3K views 15 replies 7 participants last post by  buggyInteger 
#1 ·
Hi, I am trying to decide if I want to get Tiger Endlers and guppies or just the guppies or vice versa. The determining factor is if they well school/swim together or not. Any one who knows advice welcome. Thanks
 
#2 ·
Mostly they will end up filling the area. Not so much a schooling around. They both chase each other around and such. With smaller schooling fish, I tend to add a couple larger fish as well. This gets schooling fish to actually school a bit more. If they don't have something to kind of herd them they will just spread out and tank over the tank. Especially Endlers and Guppies. Some of the minnow types are more likely to school about.
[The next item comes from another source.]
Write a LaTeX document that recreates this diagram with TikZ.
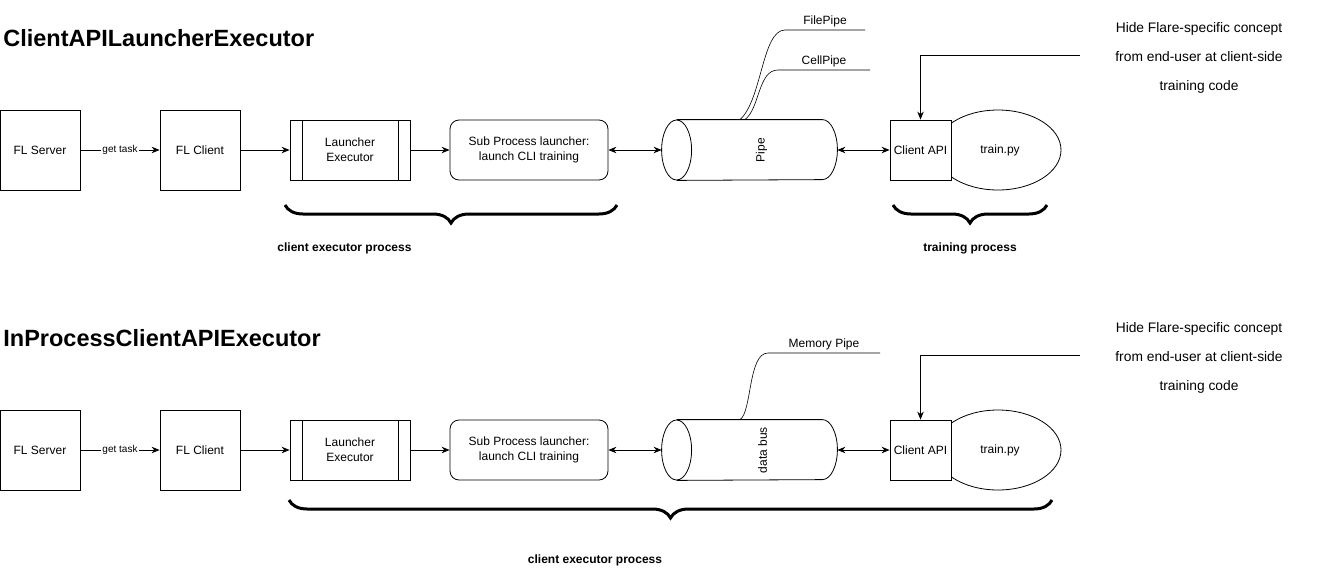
\documentclass[tikz,border=0pt]{standalone}
\usepackage{fontspec}
\setmainfont{Liberation Sans}
\usetikzlibrary{arrows.meta,shapes.geometric,decorations.pathreplacing}

\tikzset{
  box/.style={draw, fill=white, minimum width=80pt, minimum height=80pt, inner sep=0pt, font=\fontsize{12}{15}\selectfont},
  procbox/.style={draw, fill=white, minimum width=120pt, minimum height=60pt, inner sep=0pt, align=center, font=\fontsize{12}{15}\selectfont,
    path picture={\draw ([xshift=12pt]path picture bounding box.north west) -- ([xshift=12pt]path picture bounding box.south west)
      ([xshift=-12pt]path picture bounding box.north east) -- ([xshift=-12pt]path picture bounding box.south east);}},
  subbox/.style={draw, rounded corners=9pt, minimum width=158pt, minimum height=60pt, inner sep=0pt, align=center, font=\fontsize{12}{15}\selectfont},
  apibox/.style={draw, fill=white, minimum width=61pt, minimum height=60pt, inner sep=0pt, font=\fontsize{12}{15}\selectfont},
  trainell/.style={draw, ellipse, minimum width=126pt, minimum height=80pt, inner sep=0pt},
  pipebody/.style={minimum width=175pt, minimum height=60pt, inner sep=0pt},
  arr/.style={-{Stealth[length=8pt,width=6.5pt]}},
  darr/.style={{Stealth[length=8pt,width=6.5pt]}-{Stealth[length=8pt,width=6.5pt]}},
  bracket/.style={decorate, decoration={brace, mirror, amplitude=18pt}, line width=3pt},
  title/.style={anchor=base west, inner sep=0pt, font=\fontsize{23.5}{28}\selectfont\bfseries},
  note/.style={align=center, inner sep=0pt, font=\fontsize{13.8}{29}\selectfont},
  tag/.style={inner sep=0pt, font=\fontsize{12}{14}\selectfont\bfseries},
  plabel/.style={inner sep=0pt, font=\fontsize{12}{14}\selectfont},
}

\begin{document}
\begin{tikzpicture}[x=1pt, y=1pt, line width=0.8pt]
  \useasboundingbox (0,0) rectangle (1320,-571);

  % ClientAPILauncherExecutor
  \node[title] (titleA) at (3,-46) {ClientAPILauncherExecutor};
  \node[box] (srvA) at (40,-150) {FL Server};
  \node[box] (cliA) at (200,-150) {FL Client};
  \node[procbox] (lexA) at (350,-150) {Launcher\\Executor};
  \node[subbox] (subA) at (529,-150) {Sub Process launcher:\\launch CLI training};
  \node[pipebody] (pipeA) at (749.5,-150) {};
  \draw ([xshift=15pt]pipeA.north west) -- ([xshift=-15pt]pipeA.north east)
    arc[start angle=90, end angle=-90, x radius=15pt, y radius=30pt] -- ([xshift=15pt]pipeA.south west);
  \draw ([xshift=15pt]pipeA.west) ellipse[x radius=15pt, y radius=30pt];
  \node[plabel, rotate=90] (pipeTxtA) at ([xshift=12pt]pipeA.center) {Pipe};
  \node[trainell, font=\fontsize{12}{14}\selectfont] (trainA) at (998,-150) {\hspace*{4pt}train.py};
  \node[apibox] (capiA) at (920.5,-150) {Client API};
  \node[note] (hideTxtA) at (1199,-58) {Hide Flare-specific concept\\from end-user at client-side\\training code};
  \coordinate (hideA) at (1080,-55);
  \coordinate (fileEnd) at (865,-30);
  \coordinate (cellEnd) at (870,-70);

  \draw[arr] (srvA) -- (cliA) node[midway, fill=white, inner sep=1pt, font=\fontsize{10}{12}\selectfont] (getA) {get task};
  \draw[arr] (cliA) -- (lexA);
  \draw[arr] (lexA) -- (subA);
  \draw[darr] (subA) -- (pipeA);
  \draw[darr] (pipeA) -- (capiA);
  \draw[arr] (hideA) -| (capiA);
  \draw[line width=0.6pt] ([xshift=-9.5pt]pipeA.north) .. controls (762,-100) and (762,-30) .. (785,-30)
    -- (fileEnd) node[midway, above=3pt, plabel] (fileTxt) {FilePipe};
  \draw[line width=0.6pt] ([xshift=-4.5pt]pipeA.north) .. controls (760,-108) and (758,-70) .. (778,-70)
    -- (cellEnd) node[midway, above=3pt, plabel] (cellTxt) {CellPipe};

  \draw[bracket] (285,-205) -- (617,-205);
  \draw[bracket] (893,-205) -- (1047,-205);
  \node[tag] (tagA) at (344.5,-248) {client executor process};
  \node[tag] (tagTrain) at (970,-248) {training process};

  % InProcessClientAPIExecutor
  \node[title] (titleB) at (3,-346) {InProcessClientAPIExecutor};
  \node[box] (srvB) at (40,-450) {FL Server};
  \node[box] (cliB) at (200,-450) {FL Client};
  \node[procbox] (lexB) at (350,-450) {Launcher\\Executor};
  \node[subbox] (subB) at (529,-450) {Sub Process launcher:\\launch CLI training};
  \node[pipebody] (pipeB) at (749.5,-450) {};
  \draw ([xshift=15pt]pipeB.north west) -- ([xshift=-15pt]pipeB.north east)
    arc[start angle=90, end angle=-90, x radius=15pt, y radius=30pt] -- ([xshift=15pt]pipeB.south west);
  \draw ([xshift=15pt]pipeB.west) ellipse[x radius=15pt, y radius=30pt];
  \node[plabel, rotate=90] (pipeTxtB) at ([xshift=13pt]pipeB.center) {data bus};
  \node[trainell, font=\fontsize{12}{14}\selectfont] (trainB) at (998,-450) {\hspace*{4pt}train.py};
  \node[apibox] (capiB) at (920.5,-450) {Client API};
  \node[note] (hideTxtB) at (1199,-358) {Hide Flare-specific concept\\from end-user at client-side\\training code};
  \coordinate (hideB) at (1080,-355);
  \coordinate (memEnd) at (880,-353);

  \draw[arr] (srvB) -- (cliB) node[midway, fill=white, inner sep=1pt, font=\fontsize{10}{12}\selectfont] (getB) {get task};
  \draw[arr] (cliB) -- (lexB);
  \draw[arr] (lexB) -- (subB);
  \draw[darr] (subB) -- (pipeB);
  \draw[darr] (pipeB) -- (capiB);
  \draw[arr] (hideB) -| (capiB);
  \draw[line width=0.6pt] ([xshift=-9.5pt]pipeB.north) .. controls (752,-412) and (748,-353) .. (768,-353)
    -- (memEnd) node[midway, above=3pt, plabel] (memTxt) {Memory Pipe};

  \draw[bracket] (289,-500) -- (1052,-500);
  \node[tag] (tagB) at (595,-560) {client executor process};
\end{tikzpicture}
\end{document}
Chili rasboras seem to school around easily/naturally.
 
#3 ·
Ok thanks. I don’t know about larger fish it’s going to be a fairly well stocked 10g. The other fish in it will be (6) CPDs and some (3) Asian stone catfish. I suppose my question is will they treat the others similarly or if they will act like two separate groups? Thanks.
 
#4 ·
They will not maintain two separate shoals in the same tank if that's the guts of your question. The guppies and endlers will intermingle and fill the space as @Aaronious indicated. Whether one or both or the other they do not seem to school ime.
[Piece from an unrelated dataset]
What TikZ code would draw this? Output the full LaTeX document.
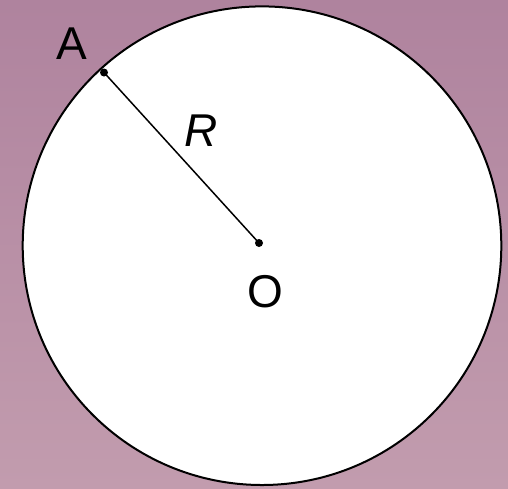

I often ask these questions too. I like to build a community tank around a strong schooling fish of middling size. I think a big pack of [insert name here] swimming around in a tight cluster as a centerpiece is the chef's kiss. Tiger barbs do this but I would not recommended for a tank your size, just as an example of a schooling fish. Guppies group up or shoal and there are tons of little interactions to watch but less synchronous traveling. Another better example of shoaling would be peacock gudgeons. They just hang out together and occasionally decide who the boss man is. The jerdoni cats you're aiming for also group up. Though they'll find a dark corner and lay up all together until lights out. Though if they smell bloodworm they'll wake up.
 
#8 ·
I know this is way late, may be old news to you by now. But that's over stocked. Rule of Thumb is 1 gallon per inch of fish. Just to make it easy, I would count your fish and 1 inch per. So you have about 1.5x recommended, plus shrimp and snails. If you stay up on your water changes, like never longer than 7 days, and probably better with more often than once a week, you'll be okay. But that gets tiresome down the road. If you go out of town for a week or just have a hard weekend you'll skip a week here or there. Or just may come home from vaca to a few dead fish and a bummed out pet sitter. lol. People take it personally some times when a fish dies on their watch.
 
#9 ·
Hmm well i know ill be a little overstocked… definitely fantly pushing the edge but that rule I would say is VERY flawed. I recognize that to some degree it has potential for things like small tropical fish but you have to use common sense as well. I currently have 15-18ish neocaridina shrimp 3 mystery snails and 5 endlers in it I will be adding 6 CPDs on friday and maybe a few harbosus or Pygmy corys sometime in the next 2-3 weeks. If i feel as it is over stocked I will try to lessen the Load but right now it feels Barren with the endlers. I didn’t end up with guppies However.

If you trust aqadvisor it says im at 120ish stocking and 95 filtration however this has no factor of plants helping water quailty. Ive also read that it goes a little on the lower side of stocking. It is not prefect I know and I only used it to get an idea for how I would be stocking.